The off-line minimum problem asks us to maintain a dynamic set $T$ of elements from the domain $\{1, 2, \ldots, n\}$ under the operations $\text{INSERT}$ and $\text{EXTRACT-MIN}$. We are given a sequence $S$ of $n$ $\text{INSERT}$ and $m$ $\text{EXTRACT-MIN}$ calls, where each key in $\{1, 2, \ldots, n\}$ is inserted exactly once. We wish to determine which key is returned by each $\text{EXTRACT-MIN}$ call. Specifically, we wish to fill in an array $extracted[1..m]$, where for $i = 1, 2, \ldots, m$, $extracted[i]$ is the key returned by the $i$th $\text{EXTRACT-MIN}$ call. The problem is "off-line" in the sense that we are allowed to process the entire sequence $S$ before determining any of the returned keys.

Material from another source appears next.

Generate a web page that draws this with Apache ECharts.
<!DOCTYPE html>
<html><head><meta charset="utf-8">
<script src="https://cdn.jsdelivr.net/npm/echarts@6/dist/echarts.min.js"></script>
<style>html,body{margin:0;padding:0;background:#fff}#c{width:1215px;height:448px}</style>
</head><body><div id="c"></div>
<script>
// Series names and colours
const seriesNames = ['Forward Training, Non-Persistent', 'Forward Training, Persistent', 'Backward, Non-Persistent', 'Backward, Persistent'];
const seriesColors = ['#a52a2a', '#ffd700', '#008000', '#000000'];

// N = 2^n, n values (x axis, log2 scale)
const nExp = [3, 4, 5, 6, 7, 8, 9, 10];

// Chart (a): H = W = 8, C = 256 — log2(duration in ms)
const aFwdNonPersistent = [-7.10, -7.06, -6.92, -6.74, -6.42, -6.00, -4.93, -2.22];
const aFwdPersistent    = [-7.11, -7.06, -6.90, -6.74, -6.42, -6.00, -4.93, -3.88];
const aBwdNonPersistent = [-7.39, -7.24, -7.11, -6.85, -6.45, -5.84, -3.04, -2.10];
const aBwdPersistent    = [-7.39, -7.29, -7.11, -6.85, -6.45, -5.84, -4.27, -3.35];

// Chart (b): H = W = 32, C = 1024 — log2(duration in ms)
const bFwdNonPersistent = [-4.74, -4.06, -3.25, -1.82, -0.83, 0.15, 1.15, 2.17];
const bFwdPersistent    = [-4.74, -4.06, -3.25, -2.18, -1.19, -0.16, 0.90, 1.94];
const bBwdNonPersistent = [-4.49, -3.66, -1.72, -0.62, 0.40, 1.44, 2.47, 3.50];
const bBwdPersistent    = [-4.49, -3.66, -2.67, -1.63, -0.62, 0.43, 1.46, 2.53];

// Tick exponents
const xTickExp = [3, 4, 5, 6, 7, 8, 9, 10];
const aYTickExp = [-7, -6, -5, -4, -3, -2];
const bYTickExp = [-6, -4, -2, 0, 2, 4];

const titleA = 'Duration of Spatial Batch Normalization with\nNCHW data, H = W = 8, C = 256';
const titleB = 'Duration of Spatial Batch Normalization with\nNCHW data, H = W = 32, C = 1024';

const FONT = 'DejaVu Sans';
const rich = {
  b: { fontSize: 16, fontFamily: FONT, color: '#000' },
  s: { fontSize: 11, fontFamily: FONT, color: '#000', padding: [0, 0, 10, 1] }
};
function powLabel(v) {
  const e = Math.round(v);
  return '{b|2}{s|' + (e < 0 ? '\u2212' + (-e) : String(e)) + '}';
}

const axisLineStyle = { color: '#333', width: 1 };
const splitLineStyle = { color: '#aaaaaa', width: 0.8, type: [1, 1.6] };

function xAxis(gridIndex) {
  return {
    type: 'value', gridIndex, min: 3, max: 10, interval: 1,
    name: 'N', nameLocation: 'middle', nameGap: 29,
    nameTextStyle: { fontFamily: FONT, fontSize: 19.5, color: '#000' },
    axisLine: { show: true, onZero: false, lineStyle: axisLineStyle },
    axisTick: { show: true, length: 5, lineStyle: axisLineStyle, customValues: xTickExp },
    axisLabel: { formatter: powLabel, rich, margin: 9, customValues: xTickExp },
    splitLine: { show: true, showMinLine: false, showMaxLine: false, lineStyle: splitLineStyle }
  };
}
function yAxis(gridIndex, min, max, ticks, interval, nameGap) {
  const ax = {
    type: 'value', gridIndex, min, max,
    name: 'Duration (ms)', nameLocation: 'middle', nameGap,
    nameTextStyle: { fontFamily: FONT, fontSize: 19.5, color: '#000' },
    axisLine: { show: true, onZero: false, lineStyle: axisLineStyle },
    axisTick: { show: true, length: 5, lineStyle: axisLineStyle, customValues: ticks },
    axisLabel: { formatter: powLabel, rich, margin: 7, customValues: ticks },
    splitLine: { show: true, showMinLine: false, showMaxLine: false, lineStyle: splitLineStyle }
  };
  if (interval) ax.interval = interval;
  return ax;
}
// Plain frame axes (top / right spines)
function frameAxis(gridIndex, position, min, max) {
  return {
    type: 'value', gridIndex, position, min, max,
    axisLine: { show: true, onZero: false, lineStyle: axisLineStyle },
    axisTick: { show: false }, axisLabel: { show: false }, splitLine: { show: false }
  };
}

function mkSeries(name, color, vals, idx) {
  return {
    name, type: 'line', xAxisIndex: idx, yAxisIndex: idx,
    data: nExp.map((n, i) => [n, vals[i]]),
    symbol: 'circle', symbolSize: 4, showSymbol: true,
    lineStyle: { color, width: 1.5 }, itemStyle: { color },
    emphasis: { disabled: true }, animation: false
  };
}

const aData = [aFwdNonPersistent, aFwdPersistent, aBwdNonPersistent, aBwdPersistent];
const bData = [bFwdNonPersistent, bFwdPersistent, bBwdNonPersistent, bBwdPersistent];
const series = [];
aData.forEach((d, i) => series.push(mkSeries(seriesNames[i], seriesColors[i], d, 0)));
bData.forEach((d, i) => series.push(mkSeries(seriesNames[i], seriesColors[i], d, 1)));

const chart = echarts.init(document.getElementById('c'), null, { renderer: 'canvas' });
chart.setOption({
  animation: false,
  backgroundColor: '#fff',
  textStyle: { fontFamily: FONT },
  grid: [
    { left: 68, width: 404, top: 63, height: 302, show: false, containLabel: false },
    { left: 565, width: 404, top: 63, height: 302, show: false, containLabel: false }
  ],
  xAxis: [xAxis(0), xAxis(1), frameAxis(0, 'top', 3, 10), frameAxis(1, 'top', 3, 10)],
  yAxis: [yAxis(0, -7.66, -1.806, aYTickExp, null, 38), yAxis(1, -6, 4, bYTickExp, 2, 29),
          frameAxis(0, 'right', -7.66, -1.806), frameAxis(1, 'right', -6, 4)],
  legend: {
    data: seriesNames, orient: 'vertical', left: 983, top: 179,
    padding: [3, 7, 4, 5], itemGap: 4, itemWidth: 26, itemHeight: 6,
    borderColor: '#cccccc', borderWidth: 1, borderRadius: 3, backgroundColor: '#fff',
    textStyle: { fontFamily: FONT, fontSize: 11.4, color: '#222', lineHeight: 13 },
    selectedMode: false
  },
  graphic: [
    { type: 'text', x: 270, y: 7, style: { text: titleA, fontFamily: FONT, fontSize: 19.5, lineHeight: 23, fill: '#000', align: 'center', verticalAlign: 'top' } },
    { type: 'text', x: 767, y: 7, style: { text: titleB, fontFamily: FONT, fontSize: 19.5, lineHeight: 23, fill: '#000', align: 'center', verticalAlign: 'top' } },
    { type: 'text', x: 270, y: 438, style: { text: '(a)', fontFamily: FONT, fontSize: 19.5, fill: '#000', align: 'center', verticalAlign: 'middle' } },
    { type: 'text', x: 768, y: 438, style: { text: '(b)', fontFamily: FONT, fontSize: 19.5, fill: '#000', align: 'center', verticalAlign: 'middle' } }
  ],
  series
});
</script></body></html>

a. In the following instance of the off-line minimum problem, each operation $\text{INSERT}(i)$ is represented by the value of $i$ and each $\text{EXTRACT-MIN}$ is represented by the letter $\text E$:

$$4, 8, \text E, 3, \text E, 9, 2, 6, \text E, \text E, \text E, 1, 7, \text E, 5.$$

Fill in the correct values in the extracted array.

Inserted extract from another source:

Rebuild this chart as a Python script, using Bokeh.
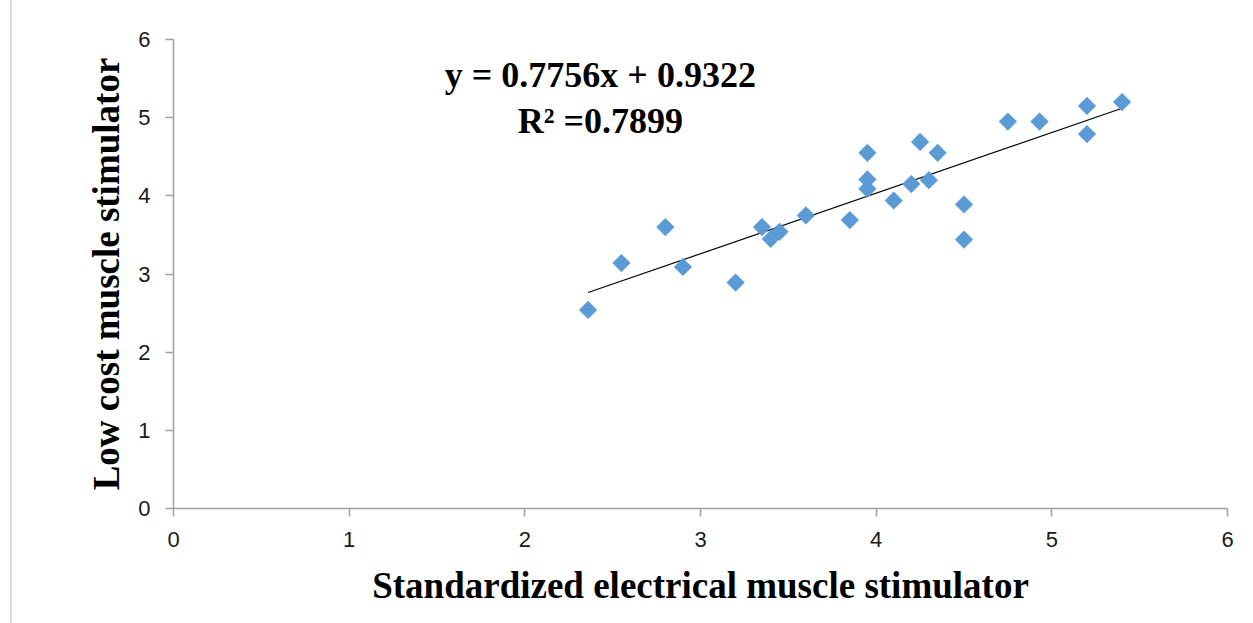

To develop an algorithm for this problem, we break the sequence $S$ into homogeneous subsequences. That is, we represent $S$ by

$$\text I_1, \text E, \text I_2, \text E, \text I_3, \ldots, \text I_m,\text E, \text I_{m + 1},$$

where each $\text E$ represents a single $\text{EXTRACT-MIN}$ call and each $\text{I}_j$ represents a (possibly empty) sequence of $\text{INSERT}$ calls. For each subsequence $\text{I}_j$ , we initially place the keys inserted by these operations into a set $K_j$, which is empty if $\text{I}_j$ is empty. We then do the following:

 1 2 3 4 5 6 7 8 OFF-LINE-MINIMUM(m, n) for i = 1 to n determine j such that i ∈ K[j] if j != m + 1 extracted[j] = i let l be the smallest value greater than j for which set K[l] exists K[l] = K[j] ∪ K[l], destroying K[j] return extracted 

b. Argue that the array extracted returned by $\text{OFF-LINE-MINIMUM}$ is correct.

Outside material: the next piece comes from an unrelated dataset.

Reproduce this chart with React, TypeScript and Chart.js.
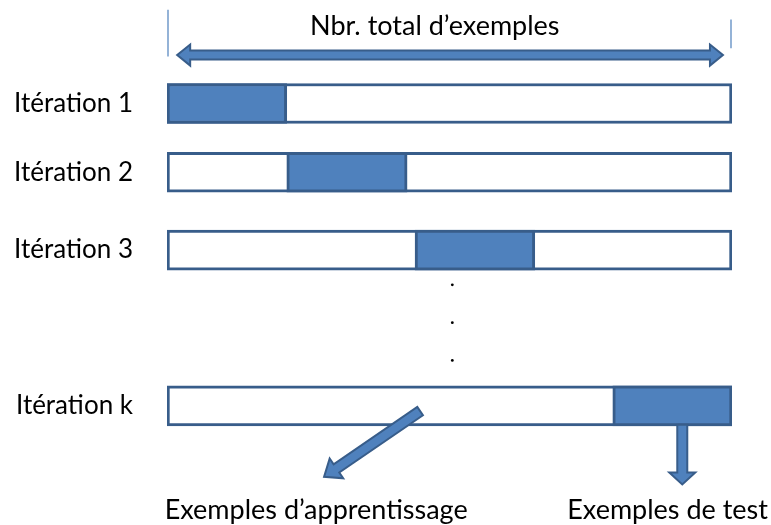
import React, { useEffect, useRef } from "react";
import { Chart, registerables } from "chart.js";

Chart.register(...registerables);

// ---- data ----
const rowLabels = ["Itération 1", "Itération 2", "Itération 3", "Itération k"];
const rowPos = [1, 1.91, 2.94, 5];
const testStart = [0, 21.2, 43.9, 78.9];
const testEnd = [21.2, 42.5, 65.1, 100];
const totalStart = 0;
const totalEnd = 100;
const dotPos = [3.4, 3.9, 4.4];
const dotX = 50.5;
const titleText = "Nbr. total d’exemples";
const trainLabel = "Exemples d’apprentissage";
const testLabel = "Exemples de test";

const FILL = "#4F81BD";
const STROKE = "#385D8A";
const FONT = "Lato, 'Open Sans', sans-serif";

function drawArrow(
  ctx: CanvasRenderingContext2D,
  x1: number, y1: number, x2: number, y2: number,
  shaft: number, headW: number, headL: number, both: boolean
) {
  const dx = x2 - x1, dy = y2 - y1;
  const len = Math.hypot(dx, dy);
  const ux = dx / len, uy = dy / len;
  const nx = -uy, ny = ux;
  const s = shaft / 2, h = headW / 2;
  const pts: [number, number][] = [];
  const P = (t: number, n: number): [number, number] => [x1 + ux * t + nx * n, y1 + uy * t + ny * n];
  if (both) {
    pts.push(P(0, 0), P(headL, -h), P(headL, -s));
  } else {
    pts.push(P(0, -s));
  }
  pts.push(P(len - headL, -s), P(len - headL, -h), P(len, 0), P(len - headL, h), P(len - headL, s));
  if (both) {
    pts.push(P(headL, s), P(headL, h));
  } else {
    pts.push(P(0, s));
  }
  ctx.save();
  ctx.beginPath();
  ctx.moveTo(pts[0][0], pts[0][1]);
  for (let i = 1; i < pts.length; i++) ctx.lineTo(pts[i][0], pts[i][1]);
  ctx.closePath();
  ctx.fillStyle = FILL;
  ctx.fill();
  ctx.lineWidth = 2;
  ctx.strokeStyle = STROKE;
  ctx.lineJoin = "miter";
  ctx.stroke();
  ctx.restore();
}

const annotations = {
  id: "cvAnnotations",
  afterDraw(chart: any) {
    const ctx: CanvasRenderingContext2D = chart.ctx;
    const xs = chart.scales.x;
    const ys = chart.scales.y;
    const X = (v: number) => xs.getPixelForValue(v);
    const Y = (v: number) => ys.getPixelForValue(v);

    // top span markers
    ctx.save();
    ctx.strokeStyle = FILL;
    ctx.lineWidth = 1.2;
    ctx.beginPath();
    ctx.moveTo(X(totalStart) + 1, Y(-0.24));
    ctx.lineTo(X(totalStart) + 1, Y(0.38));
    ctx.moveTo(X(totalEnd) - 1, Y(-0.11));
    ctx.lineTo(X(totalEnd) - 1, Y(0.27));
    ctx.stroke();
    ctx.restore();

    // double-headed arrow
    drawArrow(ctx, X(1.8), Y(0.36), X(98.4), Y(0.36), 9, 21, 13, true);

    // arrows from last iteration
    drawArrow(ctx, X(44.8), Y(5.07), X(27.8), Y(5.94), 10, 24, 15, false);
    drawArrow(ctx, X(91.2), Y(5.25), X(91.2), Y(6.04), 10, 26, 12, false);

    // texts
    ctx.save();
    ctx.fillStyle = "#000";
    ctx.textAlign = "center";
    ctx.textBaseline = "alphabetic";
    ctx.font = `27px ${FONT}`;
    ctx.fillText(titleText, X(47.4), 35);
    ctx.fillText(trainLabel, X(26.4), 519);
    ctx.fillText(testLabel, X(88.6), 519);
    ctx.restore();
  },
};

export default function App() {
  const ref = useRef<HTMLCanvasElement | null>(null);
  useEffect(() => {
    document.body.style.margin = "0";
    const canvas = ref.current;
    if (!canvas) return;
    const chart = new Chart(canvas, {
      type: "bar",
      data: {
        datasets: [
          {
            type: "scatter" as any,
            label: "dots",
            data: dotPos.map((y) => ({ x: dotX, y })),
            pointRadius: 1.4,
            pointBackgroundColor: "#000",
            pointBorderWidth: 0,
            xAxisID: "x",
            yAxisID: "y",
          } as any,
          {
            label: "Exemples de test",
            data: rowPos.map((y, i) => ({ y, x: [testStart[i], testEnd[i]] })),
            backgroundColor: FILL,
            borderColor: STROKE,
            borderWidth: 3,
            borderSkipped: false,
            barThickness: 40,
            grouped: false,
          } as any,
          {
            label: "Exemples d’apprentissage",
            data: rowPos.map((y) => ({ y, x: [totalStart, totalEnd] })),
            backgroundColor: "#FFFFFF",
            borderColor: STROKE,
            borderWidth: 3,
            borderSkipped: false,
            barThickness: 40,
            grouped: false,
          } as any,
        ],
      },
      options: {
        indexAxis: "y",
        animation: false,
        responsive: true,
        maintainAspectRatio: false,
        layout: { padding: { left: 0, right: 39, top: 0, bottom: 0 } },
        plugins: {
          legend: { display: false },
          tooltip: { enabled: false },
          title: { display: false },
        },
        scales: {
          x: {
            type: "linear",
            min: 0,
            max: 100,
            offset: false,
            display: false,
          },
          y: {
            type: "linear",
            reverse: true,
            offset: false,
            bounds: "data",
            min: -0.316,
            max: 6.524,
            grid: { display: false, offset: false },
            border: { display: false },
            afterBuildTicks: (scale: any) => {
              scale.ticks = rowPos.map((v) => ({ value: v }));
            },
            afterFit: (scale: any) => {
              scale.width = 167;
              scale.paddingTop = 0;
              scale.paddingBottom = 0;
            },
            ticks: {
              autoSkip: false,
              crossAlign: "near",
              padding: 26,
              color: "#000",
              font: { family: FONT, size: 26 },
              callback: (_v: any, i: number) => rowLabels[i],
            },
          },
        },
      } as any,
      plugins: [annotations],
    });
    return () => chart.destroy();
  }, []);
  return (
    <div style={{ width: 771, height: 525, position: "relative" }}>
      <canvas ref={ref} />
    </div>
  );
}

c. Describe how to implement $\text{OFF-LINE-MINIMUM}$ efficiently with a disjoint-set data structure. Give a tight bound on the worst-case running time of your implementation.

a.

$$\begin{array}{|c|c|} \hline index & value \\ \hline 1 & 4 \\ 2 & 3 \\ 3 & 2 \\ 4 & 6 \\ 5 & 8 \\ 6 & 1 \\ \hline \end{array}$$

b. As we run the for loop, we are picking off the smallest of the possible elements to be removed, knowing for sure that it will be removed by the next unused $\text{EXTRACT-MIN}$ operation. Then, since that $\text{EXTRACT-MIN}$ operation is used up, we can pretend that it no longer exists, and combine the set of things that were inserted by that segment with those inserted by the next, since we know that the $\text{EXTRACT-MIN}$ operation that had separated the two is now used up. Since we proceed to figure out what the various extract operations do one at a time, by the time we are done, we have figured them all out.

c. We let each of the sets be represented by a disjoint set structure. To union them (as on line 6) just call $\text{UNION}$. Checking that they exist is just a matter of keeping track of a linked list of which ones exist(needed for line 5), initially containing all of them, but then, when deleting the set on line 6, we delete it from the linked list that we were maintaining. The only other interaction with the sets that we have to worry about is on line 2, which just amounts to a call of $\text{FIND-SET}(j)$. Since line 2 takes amortized time $\alpha(n)$ and we call it exactly $n$ times, then, since the rest of the for loop only takes constant time, the total runtime is $O(n\alpha(n))$.